日商エレクトロニクスは、ネットワークとコンピューティングを二つの軸として、新しい商材や技術の獲得に力を入れる。直近ではハイパーコンバージドインフラ製品がヒット商材となり、コンピューティング領域のビジネスが一段と活性化している。岡村昌一社長は、「顧客のビジネスの成功にできる限りコミットする“B4B”」のコンセプトを打ち出し、人材育成や外部との協業を推進。商社系SIerならではの“目利き”の力量を生かしながらビジネスを伸ばす方針だ。
目利きができる人材を育成する
──ネットワーク領域に強い商社系SIerとのイメージが強かったのですが、近年はコンピューティング領域でも力強くビジネスを伸ばしておられると聞いています。
確かに当社はネットワーク機器大手のジュニパーネットワークスと合弁子会社を設立するなど、ネットワークに強いイメージがあるのかもしれませんね。実際はネットワークとコンピューティングを二つの軸に位置づけ、ユーザー企業に必要なITサービスを総合的に提供できるよう努めています。
SIerとユーザー企業間の取引を「B2B」とするならば、当社ではこれを「B4B(Business for Business)」と呼んでいます。すべては顧客のビジネスの成功のためにという意味で、できる限りビジネスの成果にコミットしていく姿勢を表しているのです。このためにはネットワークとコンピューティングの両方に精通するだけでなく、商社系SIerならではの“目利き”の力量も存分に生かしています。
──商社系SIerの“目利き”とはどのようなものでしょうか。
最近ですと、ハイパーコンバージドインフラのニュータニックスが“目利き”のいい例かもしれません。当社がニュータニックス製品に着目したのは今から4~5年前、まだ日本法人がないときでした。米国から幹部がきて日本の顧客回りをしても、いまいち反応が薄く、営業が終わった後の焼き鳥店で、「なかなかハイパーコンバージドのコンセプトが理解してもらえないね~」と愚痴をこぼしたほどです。
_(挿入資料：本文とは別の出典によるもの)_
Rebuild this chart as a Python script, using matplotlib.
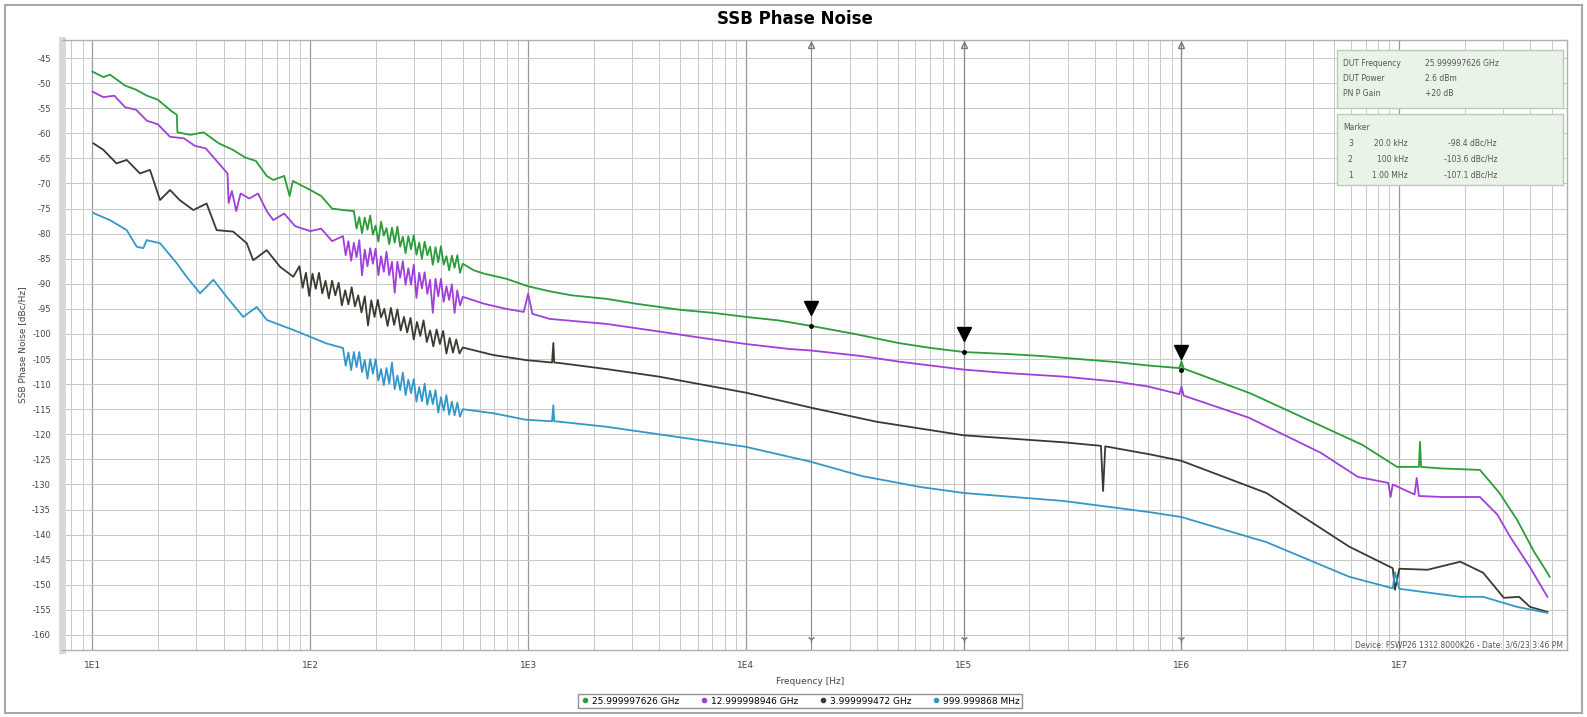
import numpy as np
import matplotlib
matplotlib.use("Agg")
import matplotlib.pyplot as plt
from matplotlib.patches import Rectangle

# ---- data (log10 of offset frequency, SSB phase noise in dBc/Hz) ----
green_lf = [1.00, 1.05, 1.08, 1.15, 1.20, 1.25, 1.30, 1.36, 1.387, 1.39, 1.45, 1.51, 1.58, 1.645,
            1.70, 1.75, 1.80, 1.83, 1.88, 1.905, 1.92, 2.00, 2.05, 2.10, 2.15,
            2.2000, 2.2125, 2.2250, 2.2375, 2.2500, 2.2625, 2.2750, 2.2875, 2.3000, 2.3125,
            2.3250, 2.3375, 2.3500, 2.3625, 2.3750, 2.3875, 2.4000, 2.4125, 2.4250, 2.4375,
            2.4500, 2.4625, 2.4750, 2.4875, 2.5000, 2.5125, 2.5250, 2.5375, 2.5500, 2.5625,
            2.5750, 2.5875, 2.6000, 2.6125, 2.6250, 2.6375, 2.6500, 2.6625, 2.6750, 2.6875, 2.7000,
            2.75, 2.80, 2.90, 3.00, 3.10, 3.20, 3.36,
            3.50, 3.70, 3.85, 4.00, 4.15, 4.30, 4.50, 4.70, 4.85, 5.00, 5.20, 5.36, 5.50, 5.70,
            5.85, 5.99, 6.00, 6.01, 6.314, 6.50, 6.65, 6.83, 6.99, 7.09, 7.095, 7.10, 7.19, 7.37,
            7.46, 7.54, 7.62, 7.68, 7.69]
green_db = [-47.7, -48.8, -48.3, -50.5, -51.3, -52.5, -53.3, -55.5, -56.3, -59.8, -60.3, -59.8, -62.0, -63.3,
            -64.8, -65.5, -68.5, -69.3, -68.5, -72.5, -69.5, -71.3, -72.5, -75.0, -75.3,
            -75.5, -79.0, -76.7, -79.9, -76.8, -79.2, -76.4, -80.2, -78.4, -81.6,
            -77.6, -80.4, -78.9, -82.1, -78.8, -81.8, -78.6, -82.6, -80.6, -83.9,
            -80.5, -83.1, -80.3, -84.2, -81.8, -85.0, -81.6, -84.3, -82.6, -86.2,
            -82.7, -85.7, -82.5, -86.2, -84.5, -87.3, -84.4, -86.8, -84.3, -87.8, -86.0,
            -87.3, -88.0, -89.0, -90.5, -91.5, -92.3, -93.0,
            -94.0, -95.2, -95.8, -96.6, -97.3, -98.4, -100.0, -101.8, -102.8, -103.6, -104.0, -104.4, -104.9, -105.6,
            -106.3, -106.8, -105.5, -106.9, -111.8, -115.5, -118.5, -122.1, -126.5, -126.5, -121.5, -126.5, -126.8, -127.1,
            -131.7, -137.0, -143.5, -147.6, -148.4]

purple_lf = [1.00, 1.05, 1.10, 1.15, 1.20, 1.25, 1.30, 1.356, 1.42, 1.47, 1.52, 1.57, 1.62, 1.625,
             1.64, 1.66, 1.68, 1.72, 1.76, 1.80, 1.83, 1.88, 1.93, 2.00, 2.05, 2.10,
             2.1500, 2.1625, 2.1750, 2.1875, 2.2000, 2.2125, 2.2250, 2.2375, 2.2500, 2.2625,
             2.2750, 2.2875, 2.3000, 2.3125, 2.3250, 2.3375, 2.3500, 2.3625, 2.3750, 2.3875,
             2.4000, 2.4125, 2.4250, 2.4375, 2.4500, 2.4625, 2.4750, 2.4875, 2.5000, 2.5125,
             2.5250, 2.5375, 2.5500, 2.5625, 2.5750, 2.5875, 2.6000, 2.6125, 2.6250, 2.6375,
             2.6500, 2.6625, 2.6750, 2.6875, 2.7000,
             2.80, 2.90, 2.98, 3.00, 3.02, 3.10, 3.36, 3.60, 3.80, 4.00, 4.20, 4.30, 4.53, 4.70,
             5.00, 5.20, 5.46, 5.70, 5.85, 5.99, 6.00, 6.01, 6.31, 6.64, 6.81, 6.95, 6.96, 6.97,
             7.07, 7.08, 7.09, 7.20, 7.37, 7.45, 7.51, 7.60, 7.68]
purple_db = [-51.7, -52.8, -52.5, -54.8, -55.3, -57.5, -58.2, -60.7, -61.0, -62.5, -63.0, -65.5, -68.0, -73.9,
             -71.5, -75.5, -72.0, -73.0, -72.0, -75.5, -77.3, -76.0, -78.5, -79.5, -79.0, -81.5,
             -80.5, -84.3, -81.5, -85.4, -81.8, -84.7, -81.3, -88.3, -83.2, -86.5,
             -82.9, -86.0, -83.0, -88.3, -84.5, -87.6, -83.6, -88.3, -85.6, -91.8,
             -85.6, -88.8, -85.5, -90.2, -86.9, -90.2, -86.2, -92.8, -87.8, -90.9,
             -87.7, -92.0, -89.2, -95.8, -89.0, -92.5, -89.0, -93.6, -90.5, -93.2,
             -90.1, -95.8, -91.3, -94.3, -92.6,
             -94.0, -95.0, -95.6, -92.0, -96.0, -97.0, -98.0, -99.5, -100.8, -102.0, -103.0, -103.3, -104.4, -105.5,
             -107.1, -107.8, -108.5, -109.5, -110.5, -112.0, -110.5, -112.3, -116.7, -123.7, -128.5, -129.7, -132.5, -130.0,
             -132.0, -128.7, -132.3, -132.5, -132.5, -136.0, -140.5, -146.5, -152.4]

black_lf = [1.004, 1.05, 1.11, 1.157, 1.218, 1.264, 1.31, 1.356, 1.40, 1.463, 1.524, 1.57, 1.646, 1.708,
            1.738, 1.80, 1.861, 1.922,
            1.950, 1.965, 1.980, 1.995, 2.010, 2.025, 2.040, 2.055, 2.070, 2.085, 2.100, 2.115,
            2.130, 2.145, 2.160, 2.175, 2.190, 2.205, 2.220, 2.235, 2.250, 2.265, 2.280, 2.295,
            2.310, 2.325, 2.340, 2.355, 2.370, 2.385, 2.400, 2.415, 2.430, 2.445, 2.460, 2.475,
            2.490, 2.505, 2.520, 2.535, 2.550, 2.565, 2.580, 2.595, 2.610, 2.625, 2.640, 2.655,
            2.670, 2.685, 2.700,
            2.84, 2.99, 3.11, 3.116, 3.12, 3.146, 3.36, 3.60, 4.00,
            4.30, 4.60, 5.00, 5.46, 5.63, 5.64, 5.65, 5.855, 6.00, 6.39, 6.77, 6.97, 6.98, 7.00,
            7.13, 7.28, 7.385, 7.48, 7.55, 7.60, 7.68]
black_db = [-62.0, -63.3, -66.0, -65.3, -68.0, -67.3, -73.3, -71.3, -73.3, -75.3, -74.0, -79.3, -79.6, -81.9,
            -85.3, -83.3, -86.6, -88.6,
            -86.5, -90.8, -87.8, -92.4, -88.0, -91.0, -87.8, -91.9, -89.4, -92.9, -89.4, -92.3,
            -89.8, -94.3, -91.3, -94.1, -90.7, -94.5, -92.3, -95.7, -92.5, -98.3, -93.3, -96.6,
            -93.2, -96.7, -95.0, -98.4, -94.8, -98.2, -95.1, -99.3, -96.6, -99.7, -96.8, -101.1,
            -97.6, -100.4, -97.3, -101.6, -99.3, -102.5, -99.1, -102.0, -99.4, -103.9, -100.8, -103.7,
            -101.1, -103.9, -102.7,
            -104.2, -105.2, -105.7, -101.8, -105.7, -105.8, -107.0, -108.5, -111.7,
            -114.7, -117.5, -120.2, -121.6, -122.3, -131.3, -122.4, -124.0, -125.3, -131.7, -142.4, -146.7, -151.0, -146.8,
            -147.0, -145.4, -147.6, -152.6, -152.4, -154.4, -155.4]

cyan_lf = [1.004, 1.08, 1.157, 1.203, 1.233, 1.249, 1.31, 1.387, 1.432, 1.494, 1.555, 1.616, 1.692, 1.754,
           1.80, 1.922, 2.075,
           2.1500, 2.1625, 2.1750, 2.1875, 2.2000, 2.2125, 2.2250, 2.2375, 2.2500, 2.2625,
           2.2750, 2.2875, 2.3000, 2.3125, 2.3250, 2.3375, 2.3500, 2.3625, 2.3750, 2.3875,
           2.4000, 2.4125, 2.4250, 2.4375, 2.4500, 2.4625, 2.4750, 2.4875, 2.5000, 2.5125,
           2.5250, 2.5375, 2.5500, 2.5625, 2.5750, 2.5875, 2.6000, 2.6125, 2.6250, 2.6375,
           2.6500, 2.6625, 2.6750, 2.6875, 2.7000,
           2.84, 2.99, 3.11, 3.116, 3.12, 3.146, 3.36, 3.60, 4.00, 4.30, 4.53, 4.80, 5.00, 5.46, 5.85, 6.00,
           6.39, 6.77, 6.97, 6.98, 7.00, 7.28, 7.385, 7.54, 7.68]
cyan_db = [-75.9, -77.3, -79.3, -82.6, -82.9, -81.3, -81.9, -85.9, -88.6, -91.9, -89.2, -92.6, -96.6, -94.6,
           -97.2, -99.2, -101.9,
           -102.8, -106.3, -103.7, -107.2, -103.6, -106.6, -103.6, -107.6, -105.2, -108.9,
           -105.0, -107.9, -105.0, -109.3, -107.0, -110.2, -106.8, -109.9, -105.7, -111.0,
           -108.3, -111.2, -107.7, -112.2, -109.1, -111.8, -109.0, -113.5, -110.6, -113.4,
           -109.9, -114.1, -111.3, -114.0, -111.2, -115.7, -112.6, -115.3, -112.2, -116.1,
           -113.5, -116.2, -113.7, -116.5, -115.0,
           -115.8, -117.1, -117.4, -114.2, -117.4, -117.5, -118.5, -120.0, -122.5, -125.5, -128.3, -130.5, -131.7, -133.3, -135.5, -136.5,
           -141.5, -148.4, -150.7, -147.5, -150.8, -152.4, -152.4, -154.4, -155.6]

legend_labels = ["25.999997626 GHz", "12.999998946 GHz", "3.999999472 GHz", "999.999868 MHz"]
colors = ["#2a9d3a", "#a03fdc", "#3b3a30", "#3398c8"]

marker_f = [2e4, 1e5, 1e6]
marker_db = [-98.4, -103.6, -107.1]
marker_rows = [("3", "20.0 kHz", "-98.4 dBc/Hz"),
               ("2", "100 kHz", "-103.6 dBc/Hz"),
               ("1", "1.00 MHz", "-107.1 dBc/Hz")]
dut_rows = [("DUT Frequency", "25.999997626 GHz"),
            ("DUT Power", "2.6 dBm"),
            ("PN P Gain", "+20 dB")]

W, H = 1587, 717
fig = plt.figure(figsize=(W / 100, H / 100), dpi=100)
fig.patch.set_facecolor("white")
# outer window frame
fig.add_artist(Rectangle((5 / W, 4 / H), 1 - 10 / W, 1 - 9 / H, transform=fig.transFigure,
                         fill=False, edgecolor="#a8a8a8", linewidth=1.5))

ax = fig.add_axes([62 / W, 1 - 650 / H, (1567 - 62) / W, (650 - 40) / H])
ax.set_xscale("log")
ax.set_xlim(10 ** 0.86, 10 ** 7.77)
ax.set_ylim(-163.0, -41.4)

ax.set_yticks(np.arange(-160, -44, 5))
ax.set_yticklabels([str(v) for v in np.arange(-160, -44, 5)], fontsize=6, color="#444")
ax.set_xticks([10 ** k for k in range(1, 8)])
ax.set_xticklabels(["1E%d" % k for k in range(1, 8)], fontsize=6.5, color="#444")
ax.xaxis.set_minor_locator(matplotlib.ticker.LogLocator(base=10, subs=np.arange(2, 10), numticks=20))
ax.xaxis.set_minor_formatter(matplotlib.ticker.NullFormatter())
ax.tick_params(which="both", length=0, pad=8)
ax.grid(True, which="major", axis="x", color="#9a9a9a", linewidth=0.9)
ax.grid(True, which="minor", axis="x", color="#c8c8c8", linewidth=0.7)
ax.grid(True, which="major", axis="y", color="#c8c8c8", linewidth=0.7)
ax.set_axisbelow(True)
for s in ax.spines.values():
    s.set_color("#b0b0b0")
    s.set_linewidth(1.0)
ax.spines["left"].set_linewidth(5)
ax.spines["left"].set_color("#d8d8d8")

series = [(green_lf, green_db), (purple_lf, purple_db), (black_lf, black_db), (cyan_lf, cyan_db)]
for (lf, db), c in zip(series, colors):
    ax.plot(10 ** np.array(lf), db, color=c, linewidth=1.3, zorder=3)

# marker lines and flags
for f in marker_f:
    ax.axvline(f, color="#8a8a8a", linewidth=0.8, zorder=2)
    ax.plot(f, -42.3, marker="^", markersize=4, markerfacecolor="none", markeredgecolor="#777", zorder=4)
    ax.plot(f, -160.8, marker="1", markersize=5, color="#777", zorder=4)
for f, v in zip(marker_f, marker_db):
    ax.plot(f, v, "o", color="black", markersize=2.5, zorder=5)
    ax.plot(f, v + 3.6, "v", color="black", markersize=10, zorder=5)

# info boxes
def box(x0, y0, x1, y1):
    ax.add_artist(Rectangle((x0 / W, 1 - y1 / H), (x1 - x0) / W, (y1 - y0) / H, transform=fig.transFigure,
                            facecolor="#e9f3e7", edgecolor="#b9ccb5", linewidth=1.0, zorder=6))

box(1337, 50, 1563, 108)
box(1337, 114, 1563, 185)
for i, (k, v) in enumerate(dut_rows):
    y = 1 - (63 + i * 15.5) / H
    fig.text(1343 / W, y, k, fontsize=5.5, color="#555", va="center", zorder=7)
    fig.text(1425 / W, y, v, fontsize=5.5, color="#555", va="center", zorder=7)
fig.text(1343 / W, 1 - 127 / H, "Marker", fontsize=5.5, color="#555", va="center", zorder=7)
for i, (n, f, v) in enumerate(marker_rows):
    y = 1 - (143 + i * 16) / H
    fig.text(1348 / W, y, n, fontsize=5.5, color="#555", va="center", zorder=7)
    fig.text(1408 / W, y, f, fontsize=5.5, color="#555", va="center", ha="right", zorder=7)
    fig.text(1497 / W, y, v, fontsize=5.5, color="#555", va="center", ha="right", zorder=7)

fig.text(1563 / W, 1 - 645 / H, "Device: FSWP26 1312.8000K26 - Date: 3/6/23 3:46 PM",
         fontsize=5.5, color="#555", ha="right", va="center")

fig.text(795 / W, 1 - 19 / H, "SSB Phase Noise", fontsize=12, fontweight="bold", ha="center", va="center")
fig.text(810 / W, 1 - 681 / H, "Frequency [Hz]", fontsize=6.5, color="#444", ha="center", va="center")
fig.text(23 / W, 1 - 345 / H, "SSB Phase Noise [dBc/Hz]", fontsize=6.5, color="#444", rotation=90,
         ha="center", va="center")

# legend
handles = [plt.Line2D([], [], linestyle="none", marker="o", markersize=3, color=c) for c in colors]
fig.legend(handles, legend_labels, loc="center", bbox_to_anchor=(800 / W, 1 - 701 / H), ncol=4,
           fontsize=6.5, frameon=True, fancybox=False, edgecolor="#777", handletextpad=0.3,
           columnspacing=2.2, borderpad=0.3, handlelength=1.0)

fig.savefig("out.png", dpi=100, facecolor="white")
その後は、皆さんのご存じの通り、あれよあれよという間にハイパーコンバージドインフラが市場に受け入れられ、ニュータニックスは急成長しました。当社は、ニュータニックスの国内最上位パートナー「エリートパートナー」であることから、コンピューティングの領域を一段と強化することにつながっています。誰よりも早く、次の成長につながるような商材をみつけ出す“目利き”は当社の強みの一つです。
──「B4B」についてはどうでしょう。
何の基準をもって“目利き”するのかの答えが「B4B」だと考えています。海外の新しい商材をただ国内にもってきて終わり――ではなく、それが顧客のビジネスの成果につながるかどうかが重要なんです。「そんなのあたりまえじゃないか」と言われそうですが、この視点をしっかりもちつつ、国内外で目利きができる人材を揃えるのは、実は容易ではありません。そういう意味での人材育成には一段と力を入れていく方針です。